-- THE EXERCISE --
Copy out the listing that follows, exact in every word, and skip the images.

-- DATASET EXCERPT --
_____

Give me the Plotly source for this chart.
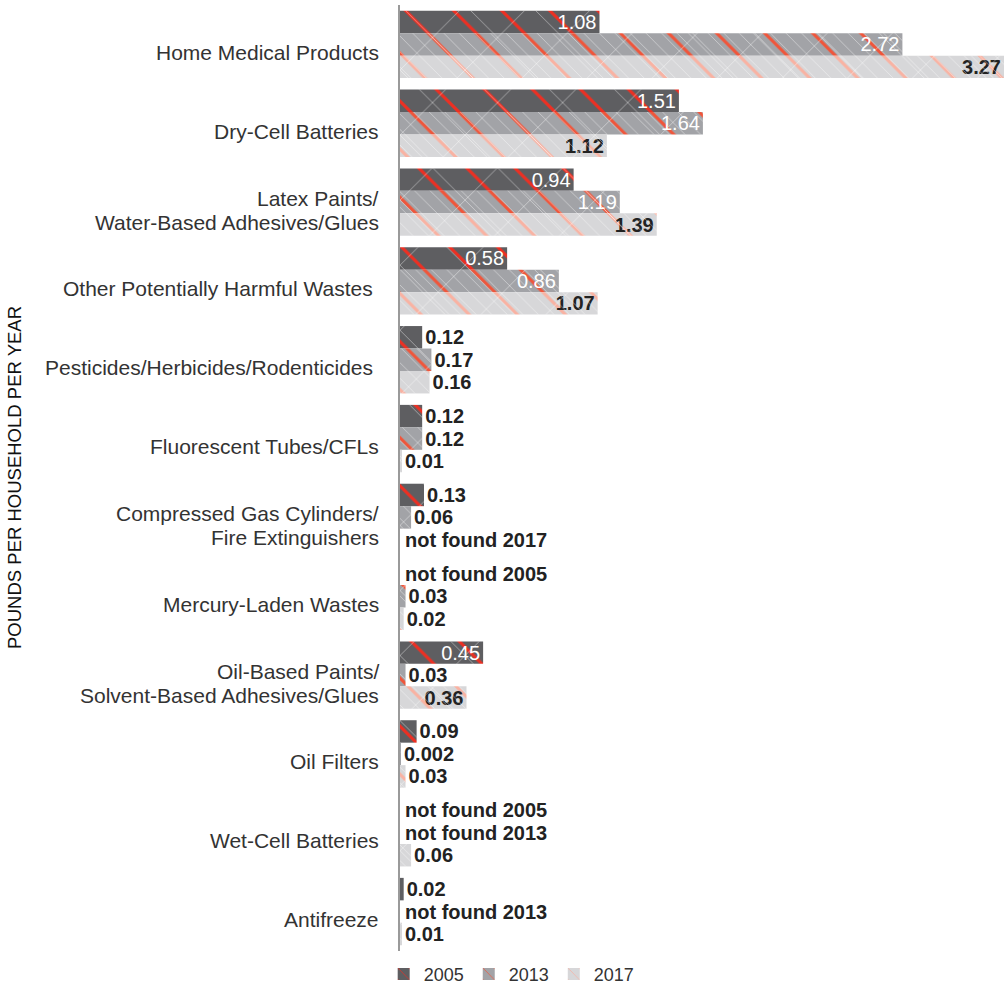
import plotly.graph_objects as go

# Household hazardous waste categories (top to bottom)
categories = [
    "Home Medical Products",
    "Dry-Cell Batteries",
    "Latex Paints/<br>Water-Based Adhesives/Glues",
    "Other Potentially Harmful Wastes ",
    "Pesticides/Herbicides/Rodenticides ",
    "Fluorescent Tubes/CFLs",
    "Compressed Gas Cylinders/<br>Fire Extinguishers",
    "Mercury-Laden Wastes",
    "Oil-Based Paints/<br>Solvent-Based Adhesives/Glues",
    "Oil Filters",
    "Wet-Cell Batteries",
    "Antifreeze",
]

# Pounds per household per year; None = not found that year
years = ["2005", "2013", "2017"]
values_2005 = [1.08, 1.51, 0.94, 0.58, 0.12, 0.12, 0.13, None, 0.45, 0.09, None, 0.02]
values_2013 = [2.72, 1.64, 1.19, 0.86, 0.17, 0.12, 0.06, 0.03, 0.03, 0.002, None, None]
values_2017 = [3.27, 1.12, 1.39, 1.07, 0.16, 0.01, None, 0.02, 0.36, 0.03, 0.06, 0.01]

series = [values_2005, values_2013, values_2017]

bar_colors = ["#5e5e61", "#a2a3a7", "#d7d7d9"]
stripe_colors = ["#ee2f22", "#f0553a", "#f9b2a2"]
inside_text_colors = ["#ffffff", "#ffffff", "#222222"]
inside_text_weights = ["normal", "normal", "bold"]

FONT = "Liberation Sans, Arial, sans-serif"
LABEL_SIZE = 20
CAT_SIZE = 21
CAT_LINE_STEP = 24
DARK = "#222222"

# Plot geometry
WIDTH, HEIGHT = 1004, 990
M_L, M_R, M_T, M_B = 400, 0, 5, 39
BARGAP = 0.145

fig = go.Figure()

# Base layer: grey bars with red diagonal stripes and value labels
for yr, vals, col, stripe, itc, itw in zip(years, series, bar_colors, stripe_colors,
                                           inside_text_colors, inside_text_weights):
    text = ["" if v is None else str(v) for v in vals]
    fig.add_trace(go.Bar(
        name=yr,
        y=categories,
        x=vals,
        orientation="h",
        text=text,
        textposition="auto",
        constraintext="none",
        insidetextanchor="end",
        insidetextfont=dict(family=FONT, size=LABEL_SIZE, color=itc, weight=itw),
        outsidetextfont=dict(family=FONT, size=LABEL_SIZE, color=DARK, weight="bold"),
        marker=dict(
            color=col,
            line=dict(width=0),
            pattern=dict(shape="\\", size=34, solidity=0.09,
                         fgcolor=stripe, bgcolor=col, fgopacity=1,
                         fillmode="replace"),
        ),
        hoverinfo="skip",
        xaxis="x",
        yaxis="y",
    ))

# Second layer: sparse thin white cross-hatch over every bar
for yr, vals in zip(years, series):
    fig.add_trace(go.Bar(
        y=categories,
        x=vals,
        orientation="h",
        showlegend=False,
        hoverinfo="skip",
        marker=dict(
            color="rgba(0,0,0,0)",
            line=dict(width=0),
            pattern=dict(shape="x", size=46, solidity=0.03,
                         fgcolor="rgba(255,255,255,0.6)",
                         bgcolor="rgba(0,0,0,0)", fillmode="replace"),
        ),
        xaxis="x",
        yaxis="y2",
    ))

# Third layer: dense fine white hatching on the 2013 and 2017 bars
dense = [False, True, True]
for yr, vals, d in zip(years, series, dense):
    fig.add_trace(go.Bar(
        y=categories,
        x=vals,
        orientation="h",
        showlegend=False,
        hoverinfo="skip",
        marker=dict(
            color="rgba(0,0,0,0)",
            line=dict(width=0),
            pattern=dict(shape="\\" if d else "", size=11, solidity=0.08,
                         fgcolor="rgba(255,255,255,0.45)",
                         bgcolor="rgba(0,0,0,0)", fillmode="replace"),
        ),
        xaxis="x",
        yaxis="y3",
    ))

annotations = []

# Category names, right-aligned beside the axis, with tight line spacing
for cat in categories:
    lines = cat.split("<br>")
    n = len(lines)
    for k, line in enumerate(lines):
        annotations.append(dict(
            text=line,
            xref="paper", yref="y",
            x=0, y=cat,
            xanchor="right", yanchor="middle",
            xshift=-19,
            yshift=-8 - (k - (n - 1) / 2) * CAT_LINE_STEP,
            showarrow=False,
            font=dict(family=FONT, size=CAT_SIZE, color="#333333"),
        ))

# "not found" notes sit in the slot of the missing bar within each group
plot_h = HEIGHT - M_T - M_B
bar_thickness = plot_h / len(categories) * (1 - BARGAP) / len(years)
for j, (yr, vals) in enumerate(zip(years, series)):
    for cat, v in zip(categories, vals):
        if v is None:
            annotations.append(dict(
                text=f"not found {yr}",
                xref="x", yref="y",
                x=0, y=cat,
                xanchor="left", yanchor="middle",
                xshift=3,
                yshift=(1 - j) * bar_thickness,
                showarrow=False,
                font=dict(family=FONT, size=LABEL_SIZE, color=DARK, weight="bold"),
            ))

annotations.append(dict(
    text="POUNDS PER HOUSEHOLD PER YEAR",
    xref="paper", yref="paper",
    x=(14 - M_L) / (WIDTH - M_L - M_R), y=0.5,
    xanchor="center", yanchor="middle",
    textangle=-90,
    showarrow=False,
    font=dict(family=FONT, size=18.5, color="#111111"),
))

cat_axis = dict(
    type="category",
    categoryorder="array",
    categoryarray=categories,
    autorange="reversed",
)

fig.update_layout(
    width=WIDTH,
    height=HEIGHT,
    margin=dict(l=M_L, r=M_R, t=M_T, b=M_B, autoexpand=False),
    paper_bgcolor="white",
    plot_bgcolor="white",
    barmode="group",
    bargap=BARGAP,
    bargroupgap=0,
    font=dict(family=FONT, color="#333333"),
    xaxis=dict(
        range=[0, 3.27],
        visible=False,
        fixedrange=True,
    ),
    yaxis=dict(
        **cat_axis,
        showline=True,
        linecolor="#9a9a9a",
        linewidth=2,
        ticks="",
        showgrid=False,
        showticklabels=False,
    ),
    yaxis2=dict(**cat_axis, overlaying="y", visible=False, matches="y"),
    yaxis3=dict(**cat_axis, overlaying="y", visible=False, matches="y"),
    legend=dict(
        orientation="h",
        x=-0.027,
        xanchor="left",
        y=-0.005,
        yanchor="top",
        font=dict(family=FONT, size=18, color="#333333"),
        itemwidth=30,
        traceorder="normal",
    ),
    annotations=annotations,
)

fig.write_html("out.html")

_____

-- TASK OUTPUT --
Give me the Plotly source for this chart.
import plotly.graph_objects as go

# Household hazardous waste categories (top to bottom)
categories = [
    "Home Medical Products",
    "Dry-Cell Batteries",
    "Latex Paints/<br>Water-Based Adhesives/Glues",
    "Other Potentially Harmful Wastes ",
    "Pesticides/Herbicides/Rodenticides ",
    "Fluorescent Tubes/CFLs",
    "Compressed Gas Cylinders/<br>Fire Extinguishers",
    "Mercury-Laden Wastes",
    "Oil-Based Paints/<br>Solvent-Based Adhesives/Glues",
    "Oil Filters",
    "Wet-Cell Batteries",
    "Antifreeze",
]

# Pounds per household per year; None = not found that year
years = ["2005", "2013", "2017"]
values_2005 = [1.08, 1.51, 0.94, 0.58, 0.12, 0.12, 0.13, None, 0.45, 0.09, None, 0.02]
values_2013 = [2.72, 1.64, 1.19, 0.86, 0.17, 0.12, 0.06, 0.03, 0.03, 0.002, None, None]
values_2017 = [3.27, 1.12, 1.39, 1.07, 0.16, 0.01, None, 0.02, 0.36, 0.03, 0.06, 0.01]

series = [values_2005, values_2013, values_2017]

bar_colors = ["#5e5e61", "#a2a3a7", "#d7d7d9"]
stripe_colors = ["#ee2f22", "#f0553a", "#f9b2a2"]
inside_text_colors = ["#ffffff", "#ffffff", "#222222"]
inside_text_weights = ["normal", "normal", "bold"]

FONT = "Liberation Sans, Arial, sans-serif"
LABEL_SIZE = 20
CAT_SIZE = 21
CAT_LINE_STEP = 24
DARK = "#222222"

# Plot geometry
WIDTH, HEIGHT = 1004, 990
M_L, M_R, M_T, M_B = 400, 0, 5, 39
BARGAP = 0.145

fig = go.Figure()

# Base layer: grey bars with red diagonal stripes and value labels
for yr, vals, col, stripe, itc, itw in zip(years, series, bar_colors, stripe_colors,
                                           inside_text_colors, inside_text_weights):
    text = ["" if v is None else str(v) for v in vals]
    fig.add_trace(go.Bar(
        name=yr,
        y=categories,
        x=vals,
        orientation="h",
        text=text,
        textposition="auto",
        constraintext="none",
        insidetextanchor="end",
        insidetextfont=dict(family=FONT, size=LABEL_SIZE, color=itc, weight=itw),
        outsidetextfont=dict(family=FONT, size=LABEL_SIZE, color=DARK, weight="bold"),
        marker=dict(
            color=col,
            line=dict(width=0),
            pattern=dict(shape="\\", size=34, solidity=0.09,
                         fgcolor=stripe, bgcolor=col, fgopacity=1,
                         fillmode="replace"),
        ),
        hoverinfo="skip",
        xaxis="x",
        yaxis="y",
    ))

# Second layer: sparse thin white cross-hatch over every bar
for yr, vals in zip(years, series):
    fig.add_trace(go.Bar(
        y=categories,
        x=vals,
        orientation="h",
        showlegend=False,
        hoverinfo="skip",
        marker=dict(
            color="rgba(0,0,0,0)",
            line=dict(width=0),
            pattern=dict(shape="x", size=46, solidity=0.03,
                         fgcolor="rgba(255,255,255,0.6)",
                         bgcolor="rgba(0,0,0,0)", fillmode="replace"),
        ),
        xaxis="x",
        yaxis="y2",
    ))

# Third layer: dense fine white hatching on the 2013 and 2017 bars
dense = [False, True, True]
for yr, vals, d in zip(years, series, dense):
    fig.add_trace(go.Bar(
        y=categories,
        x=vals,
        orientation="h",
        showlegend=False,
        hoverinfo="skip",
        marker=dict(
            color="rgba(0,0,0,0)",
            line=dict(width=0),
            pattern=dict(shape="\\" if d else "", size=11, solidity=0.08,
                         fgcolor="rgba(255,255,255,0.45)",
                         bgcolor="rgba(0,0,0,0)", fillmode="replace"),
        ),
        xaxis="x",
        yaxis="y3",
    ))

annotations = []

# Category names, right-aligned beside the axis, with tight line spacing
for cat in categories:
    lines = cat.split("<br>")
    n = len(lines)
    for k, line in enumerate(lines):
        annotations.append(dict(
            text=line,
            xref="paper", yref="y",
            x=0, y=cat,
            xanchor="right", yanchor="middle",
            xshift=-19,
            yshift=-8 - (k - (n - 1) / 2) * CAT_LINE_STEP,
            showarrow=False,
            font=dict(family=FONT, size=CAT_SIZE, color="#333333"),
        ))

# "not found" notes sit in the slot of the missing bar within each group
plot_h = HEIGHT - M_T - M_B
bar_thickness = plot_h / len(categories) * (1 - BARGAP) / len(years)
for j, (yr, vals) in enumerate(zip(years, series)):
    for cat, v in zip(categories, vals):
        if v is None:
            annotations.append(dict(
                text=f"not found {yr}",
                xref="x", yref="y",
                x=0, y=cat,
                xanchor="left", yanchor="middle",
                xshift=3,
                yshift=(1 - j) * bar_thickness,
                showarrow=False,
                font=dict(family=FONT, size=LABEL_SIZE, color=DARK, weight="bold"),
            ))

annotations.append(dict(
    text="POUNDS PER HOUSEHOLD PER YEAR",
    xref="paper", yref="paper",
    x=(14 - M_L) / (WIDTH - M_L - M_R), y=0.5,
    xanchor="center", yanchor="middle",
    textangle=-90,
    showarrow=False,
    font=dict(family=FONT, size=18.5, color="#111111"),
))

cat_axis = dict(
    type="category",
    categoryorder="array",
    categoryarray=categories,
    autorange="reversed",
)

fig.update_layout(
    width=WIDTH,
    height=HEIGHT,
    margin=dict(l=M_L, r=M_R, t=M_T, b=M_B, autoexpand=False),
    paper_bgcolor="white",
    plot_bgcolor="white",
    barmode="group",
    bargap=BARGAP,
    bargroupgap=0,
    font=dict(family=FONT, color="#333333"),
    xaxis=dict(
        range=[0, 3.27],
        visible=False,
        fixedrange=True,
    ),
    yaxis=dict(
        **cat_axis,
        showline=True,
        linecolor="#9a9a9a",
        linewidth=2,
        ticks="",
        showgrid=False,
        showticklabels=False,
    ),
    yaxis2=dict(**cat_axis, overlaying="y", visible=False, matches="y"),
    yaxis3=dict(**cat_axis, overlaying="y", visible=False, matches="y"),
    legend=dict(
        orientation="h",
        x=-0.027,
        xanchor="left",
        y=-0.005,
        yanchor="top",
        font=dict(family=FONT, size=18, color="#333333"),
        itemwidth=30,
        traceorder="normal",
    ),
    annotations=annotations,
)

fig.write_html("out.html")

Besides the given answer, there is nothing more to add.